“The genius of our product is inside this Black Box.” Innovative ideas are precious and rare. For many firms, there is just one technology or technique that forms that vital market differentiator. If this key idea escapes from the box, competitors may pounce and a market advantage may be lost.

But there’s a dilemma here. The analyst who is assessing your offering and your business will not give you any credit for magic. As an analyst, I cannot assess a Black Box. I need to be able to assess its contents. If you don’t trust the analyst to treat your secrets confidentially and with integrity, there can be no real engagement and no analyst relationship.

So how valid are companies’ concerns in this area? Are analysts a safe haven for your most valuable information? Or does briefing the analyst amount to giving your competitors a briefing?

One factor that makes it harder to decide what to reveal is the frequent lack of any legal agreement that would impose a duty of confidentiality on the analyst. In my days at Gartner, the policy was very clear. As analysts, we could sign an NDA for very specific information that was embargoed for a few hours or days, but not a blanket NDA that would last for years.

From the point of view of the analyst firms, the reason is obvious. They are paid to come up with market insights. It’s what they do. And they wouldn’t stay in business long if they spent every day and dollar in court, defending claims from firms insisting their insights came from divulging commercial secrets.

You have to draw the line

So are they leaky buckets then – not to be trusted? Not in my experience. And for good reason. The other side of the bargain is the analyst’s understanding of the realities of the situation. If analysts were a leaky bucket, they would quickly have no business. This is the age of the internet and social media, and any firm that revealed other people’s confidential information would be mercilessly exposed. Its business reputation would evaporate. Non-disclosure is not a legal matter; it’s dictated by commercial reality.

The analyst market, though, is not a homogeneous one. It’s made up of firms ranging from the one-man-band making a living from a handful of clients to the global behemoth that is Gartner.

Equally, being an analyst is not a vocation. The analyst you speak to today may well end up tomorrow at a different class of firm, or even as VP Products at your chief competitor.

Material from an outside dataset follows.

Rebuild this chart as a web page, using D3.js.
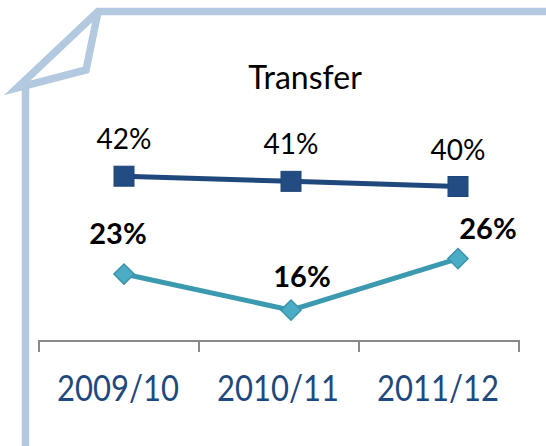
<!DOCTYPE html>
<html><head><meta charset="utf-8">
<script src="https://cdn.jsdelivr.net/npm/d3@7"></script>
<style>html,body{margin:0;padding:0;background:#fff;}svg{display:block;}</style>
</head><body>
<script>
const categories = ["2009/10", "2010/11", "2011/12"];
const seriesDark = [42, 41, 40];
const seriesTeal = [23, 16, 26];
const darkLabels = ["42%", "41%", "40%"];
const tealLabels = ["23%", "16%", "26%"];
const titleText = "Transfer";

const W = 546, H = 446;
const svg = d3.select("body").append("svg").attr("width", W).attr("height", H);
const frameColor = "#b3c9df";

// folded-corner frame
svg.append("path")
  .attr("d", "M546,11.5 L98,11.5 L17,88 L86,70 L98,12 M25.5,84 L25.5,446")
  .attr("fill", "none").attr("stroke", frameColor).attr("stroke-width", 7.5)
  .attr("stroke-linejoin", "miter").attr("stroke-miterlimit", 10);

// scales
const xAxisScale = d3.scaleBand().domain(categories).range([39, 519]).paddingInner(0).paddingOuter(0);
const xPoint = d3.scalePoint().domain(categories).range([124, 458]);
const y = d3.scaleLinear().domain([10, 50]).range([341, 135]);

// axis
const axisG = svg.append("g").attr("transform", "translate(0,341)")
  .call(d3.axisBottom(xAxisScale).tickSize(0).tickPadding(0).tickFormat(""));
axisG.select(".domain").remove();
axisG.selectAll(".tick").remove();
axisG.append("line").attr("x1", 39).attr("x2", 519).attr("stroke", "#8a8a8a").attr("stroke-width", 2);
const tickPos = [xAxisScale.range()[0]].concat(categories.map(c => xAxisScale(c) + xAxisScale.bandwidth()));
axisG.selectAll("line.tk").data(tickPos).join("line").attr("class", "tk")
  .attr("x1", d => d).attr("x2", d => d).attr("y1", -1).attr("y2", 11)
  .attr("stroke", "#8a8a8a").attr("stroke-width", 2);
axisG.selectAll("text.lbl").data(categories).join("text").attr("class", "lbl")
  .attr("transform", d => `translate(${xAxisScale(d) + xAxisScale.bandwidth() / 2 - 1},60) scale(1,1.2)`)
  .attr("text-anchor", "middle")
  .attr("font-family", "Lato, sans-serif").attr("font-size", 31)
  .attr("fill", "#1f497d")
  .text(d => d);

// title
svg.append("text").attr("transform", "translate(305,89) scale(1,1.05)").attr("text-anchor", "middle")
  .attr("font-family", "Lato, sans-serif").attr("font-size", 32).attr("fill", "#000")
  .text(titleText);

const line = d3.line().x((d, i) => xPoint(categories[i])).y(d => y(d));

// teal series
svg.append("path").datum(seriesTeal).attr("d", line)
  .attr("fill", "none").attr("stroke", "#3b9ab0").attr("stroke-width", 5);
svg.selectAll("path.dia").data(seriesTeal).join("path").attr("class", "dia")
  .attr("d", d3.symbol(d3.symbolDiamond2, 260)())
  .attr("transform", (d, i) => `translate(${xPoint(categories[i])},${y(d)})`)
  .attr("fill", "#4bacc6").attr("stroke", "#3d93aa").attr("stroke-width", 1.5);

// dark series
svg.append("path").datum(seriesDark).attr("d", line)
  .attr("fill", "none").attr("stroke", "#1f497d").attr("stroke-width", 5);
svg.selectAll("rect.sq").data(seriesDark).join("rect").attr("class", "sq")
  .attr("x", (d, i) => xPoint(categories[i]) - 10).attr("y", d => y(d) - 10)
  .attr("width", 20).attr("height", 20)
  .attr("fill", "#234d82").attr("stroke", "#1f4576").attr("stroke-width", 1);

// labels
svg.selectAll("text.dl").data(seriesDark).join("text").attr("class", "dl")
  .attr("x", (d, i) => xPoint(categories[i]))
  .attr("y", d => y(d) - 27)
  .attr("text-anchor", "middle")
  .attr("font-family", "Lato, sans-serif").attr("font-size", 28).attr("fill", "#000")
  .text((d, i) => darkLabels[i]);

const tealOff = [[-6, -30], [11, -23], [30, -20]];
svg.selectAll("text.tl").data(seriesTeal).join("text").attr("class", "tl")
  .attr("x", (d, i) => xPoint(categories[i]) + tealOff[i][0])
  .attr("y", (d, i) => y(d) + tealOff[i][1])
  .attr("text-anchor", "middle")
  .attr("font-family", "Lato, sans-serif").attr("font-weight", "bold").attr("font-size", 29).attr("fill", "#000")
  .text((d, i) => tealLabels[i]);
</script>
</body></html>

The analyst firm may be under an obligation to keep your secret, but what happens if the individual jumps ship?

The only practical solution to this is to make your own commercial judgment and keep certain commercial secrets away from the analyst’s gaze. If this analyst’s market opinion does not count, those secrets may amount to everything that’s in the Black Box. But your firm may need the boost of a positive assessment from the analyst, and simply showing a tightly closed Black Box will guarantee no risk is matched with no reward.

Playing too safe can be dangerous

Our advice to clients is that they should consider what level of secrets in the Black Box can be safely exposed, without giving away the keys to Fort Knox. The aim should be to enable the analyst to understand the essential mechanics – and the unique and powerful beauty of your approach – without ever knowing exactly how that piece of genius is achieved.

It’s unlikely that an explanation of the high level architecture, for example, that explains what’s going on at the structural level, will give key secrets away. Equally, sharing the essence – but not the detail – of the technological approach is unlikely to give away how to replicate your achievements.

On the other hand, explaining how the code is structured or describing the specific features of underlying components could do it. So don’t share those details.

The truth is, the analyst doesn’t need that level of detail to assess you, anyway. The analyst just needs to know that your claims of efficacy could reasonably be achieved. So if you claim you can process something ten times faster than anyone else, you’ll need to provide a reason to believe this is feasible, without necessarily explaining in detail how it is done.

Ultimately, these are senior executive decisions. Locking the Black Box is the easy option. It’s safe, conservative, and apparently risk-free. But if you take enough safe, conservative no-risk business decisions, often enough, you’ll end up with no business to risk.

If you want to grow your business via the analyst channel, you need to be ready to open the box and think carefully about what elements you really need to hold back. And remember this: as a general rule, the less you tell the analyst, the less confident they will be in you.